HIV causes a nearly twofold increase in risk of non-AIDS-defining cancers (NADCs) among men, but antiretrovirals (ARVs) may negate this elevated threat, Medical Daily reports. Publishing their findings in the journal AIDS Research and Human Retroviruses, Italian researchers conducted a retrospective analysis of 5,090 HIV-positive people receiving care in the Local Health Authority of Brescia.
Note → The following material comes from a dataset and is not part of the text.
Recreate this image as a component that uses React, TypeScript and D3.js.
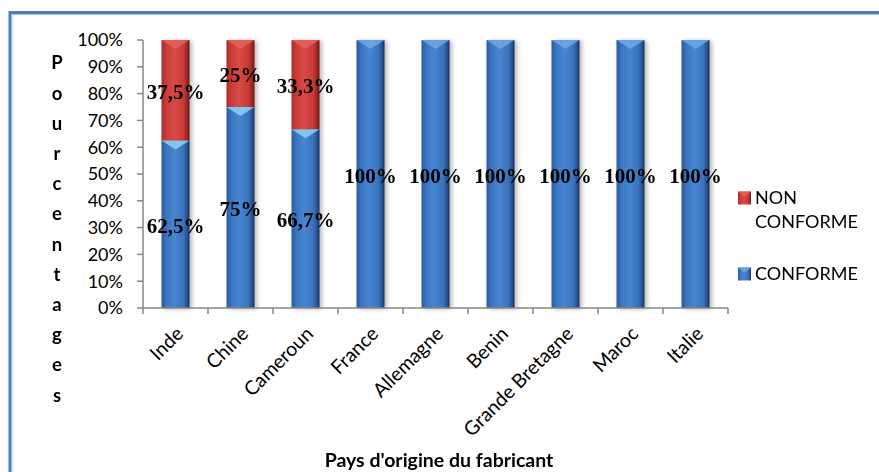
import React from 'react';
import * as d3 from 'd3';

// Countries of origin and the share of compliant / non-compliant products (%)
const categories = ['Inde', 'Chine', 'Cameroun', 'France', 'Allemagne', 'Benin', 'Grande Bretagne', 'Maroc', 'Italie'];
const conforme = [62.5, 75, 66.7, 100, 100, 100, 100, 100, 100];
const nonConforme = [37.5, 25, 33.3, 0, 0, 0, 0, 0, 0];
const yTicks = [0, 10, 20, 30, 40, 50, 60, 70, 80, 90, 100];
const seriesNames = ['CONFORME', 'NON CONFORME'];
const yTitle = 'Pourcentages';
const xTitle = "Pays d'origine du fabricant";

const W = 879;
const H = 472;
const plot = { left: 143, right: 728, top: 40, bottom: 308 };
const SANS = 'Lato, "Open Sans", sans-serif';
const SERIF = '"Liberation Serif", "Times New Roman", serif';

const fmt = (v: number) => `${String(v).replace('.', ',')}%`;

export default function App() {
  const x = d3.scaleBand<string>().domain(categories).range([plot.left, plot.right]).paddingInner(0).paddingOuter(0);
  const y = d3.scaleLinear().domain([0, 100]).range([plot.bottom, plot.top]);
  const barW = 28;

  const rows = categories.map((c, i) => ({ cat: c, CONFORME: conforme[i], 'NON CONFORME': nonConforme[i] }));
  const stacked = d3.stack<any>().keys(seriesNames)(rows);

  const fills: Record<string, { grad: string; top: string }> = {
    CONFORME: { grad: 'url(#gBlue)', top: '#6fa8e6' },
    'NON CONFORME': { grad: 'url(#gRed)', top: '#e4625d' },
  };
  // bevel colour when a blue segment sits under a red one
  const innerBlueTop = '#8fd0f7';

  return (
    <svg width={W} height={H} style={{ position: 'absolute', left: 0, top: 0, background: '#fff' }}>
      <defs>
        <linearGradient id="gBlue" x1="0" x2="1" y1="0" y2="0">
          <stop offset="0%" stopColor="#2b5c9e" />
          <stop offset="18%" stopColor="#3a75c1" />
          <stop offset="45%" stopColor="#4886d2" />
          <stop offset="78%" stopColor="#3a72bb" />
          <stop offset="92%" stopColor="#27528c" />
          <stop offset="100%" stopColor="#132d52" />
        </linearGradient>
        <linearGradient id="gRed" x1="0" x2="1" y1="0" y2="0">
          <stop offset="0%" stopColor="#ad2c28" />
          <stop offset="18%" stopColor="#cb3c37" />
          <stop offset="45%" stopColor="#d84a45" />
          <stop offset="78%" stopColor="#c83a35" />
          <stop offset="92%" stopColor="#9b2622" />
          <stop offset="100%" stopColor="#5c1311" />
        </linearGradient>
        <filter id="shadow" x="-30%" y="-5%" width="170%" height="115%">
          <feDropShadow dx="2.5" dy="1" stdDeviation="2" floodColor="#000" floodOpacity="0.28" />
        </filter>
      </defs>

      {/* chart frame */}
      <rect x={10} y={12.5} width={W + 20} height={H + 20} fill="none" stroke="#4a7ebb" strokeWidth={3} />
      <rect x={12} y={14.5} width={W + 20} height={H + 20} fill="none" stroke="#a9c2e2" strokeWidth={1} />

      {/* y axis */}
      <line x1={plot.left} x2={plot.left} y1={plot.top} y2={plot.bottom} stroke="#868686" strokeWidth={1.5} />
      {yTicks.map((t) => (
        <g key={t}>
          <line x1={plot.left - 6} x2={plot.left} y1={y(t)} y2={y(t)} stroke="#868686" strokeWidth={1.5} />
          <text x={plot.left - 20} y={y(t)} dy="0.35em" textAnchor="end" fontFamily={SANS} fontSize={18} fill="#000">
            {t}%
          </text>
        </g>
      ))}

      {/* bars */}
      <g filter="url(#shadow)">
        {stacked.map((s) =>
          s.map((d, i) => {
            const h = y(d[0]) - y(d[1]);
            if (h <= 0) return null;
            const cx = (x(categories[i]) as number) + x.bandwidth() / 2;
            const x0 = cx - barW / 2;
            const top = y(d[1]);
            const under = s.key === 'CONFORME' && nonConforme[i] > 0;
            return (
              <g key={s.key + i}>
                <rect x={x0} y={top} width={barW} height={h} fill={fills[s.key].grad} />
                <polygon
                  points={`${x0},${top} ${x0 + barW},${top} ${cx},${top + 9}`}
                  fill={under ? innerBlueTop : fills[s.key].top}
                  opacity={0.85}
                />
              </g>
            );
          })
        )}
      </g>

      {/* x axis */}
      <line x1={plot.left} x2={plot.right} y1={plot.bottom} y2={plot.bottom} stroke="#868686" strokeWidth={1.5} />
      {categories.map((c, i) => (
        <line
          key={c}
          x1={plot.left + i * x.step()}
          x2={plot.left + i * x.step()}
          y1={plot.bottom}
          y2={plot.bottom + 6}
          stroke="#868686"
          strokeWidth={1.5}
        />
      ))}
      <line x1={plot.right} x2={plot.right} y1={plot.bottom} y2={plot.bottom + 6} stroke="#868686" strokeWidth={1.5} />
      {categories.map((c) => {
        const ax = (x(c) as number) + x.bandwidth() / 2 + 9;
        const ay = plot.bottom + 27;
        return (
          <text
            key={c}
            x={ax}
            y={ay}
            transform={`rotate(-45 ${ax} ${ay})`}
            textAnchor="end"
            fontFamily={SANS}
            fontSize={19.5}
            fill="#000"
          >
            {c}
          </text>
        );
      })}

      {/* value labels */}
      {stacked.map((s) =>
        s.map((d, i) => {
          const v = s.key === 'CONFORME' ? conforme[i] : nonConforme[i];
          if (!v) return null;
          const cx = (x(categories[i]) as number) + x.bandwidth() / 2;
          const cy = (y(d[0]) + y(d[1])) / 2 + 1.5;
          return (
            <text
              key={'l' + s.key + i}
              x={cx}
              y={cy}
              dy="0.35em"
              textAnchor="middle"
              fontFamily={SERIF}
              fontWeight="bold"
              fontSize={21}
              fill="#000"
            >
              {fmt(v)}
            </text>
          );
        })
      )}

      {/* y title, one letter per line */}
      {yTitle.split('').map((ch, i) => (
        <text
          key={i}
          x={57}
          y={63 + i * 30.2}
          dy="0.35em"
          textAnchor="middle"
          fontFamily={SANS}
          fontWeight="bold"
          fontSize={18.5}
          fill="#000"
        >
          {ch}
        </text>
      ))}

      {/* x title */}
      <text x={439} y={467} textAnchor="middle" fontFamily={SANS} fontWeight="bold" fontSize={19.5} fill="#000">
        {xTitle}
      </text>

      {/* legend */}
      {[
        { key: 'NON CONFORME', lines: ['NON', 'CONFORME'], y: 198 },
        { key: 'CONFORME', lines: ['CONFORME'], y: 274 },
      ].map((l) => (
        <g key={l.key}>
          <rect x={738} y={l.y - 6.5} width={13} height={13} fill={fills[l.key].grad} />
          <polygon
            points={`${738},${l.y - 6.5} ${751},${l.y - 6.5} ${744.5},${l.y - 1}`}
            fill={fills[l.key].top}
            opacity={0.85}
          />
          {l.lines.map((t, j) => (
            <text key={t} x={755} y={l.y + j * 23.5} dy="0.35em" fontFamily={SANS} fontSize={18} fill="#000">
              {t}
            </text>
          ))}
        </g>
      ))}
    </svg>
  );
}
The investigators identified 138 cancers among 131 participants, for a mean incidence rate of 42.6 per 10,000 person years. The median age of diagnosis was 49, with a range of 28 to 78 years old. Comparing participants' rates of cancer to similar HIV-negative residents of the region, the investigators found that the men had a 1.86-fold increased rate of NADCs. The study found a 3.59-fold increased risk of lung and a 3.11-fold increased rate of testicular cancer among the participants; the investigators theorized that smoking was a major contributing factor. Factors outside of HIV that raised the risk of NADCs included older age, with a 10 percent increase in risk for each additional year of age, and either a shorter or a lack of exposure to ARVs, which increased the risk 2.31-fold.

The researchers concluded that “the use of [ARVs] appeared to be beneficial in protecting against the development of these malignancies.”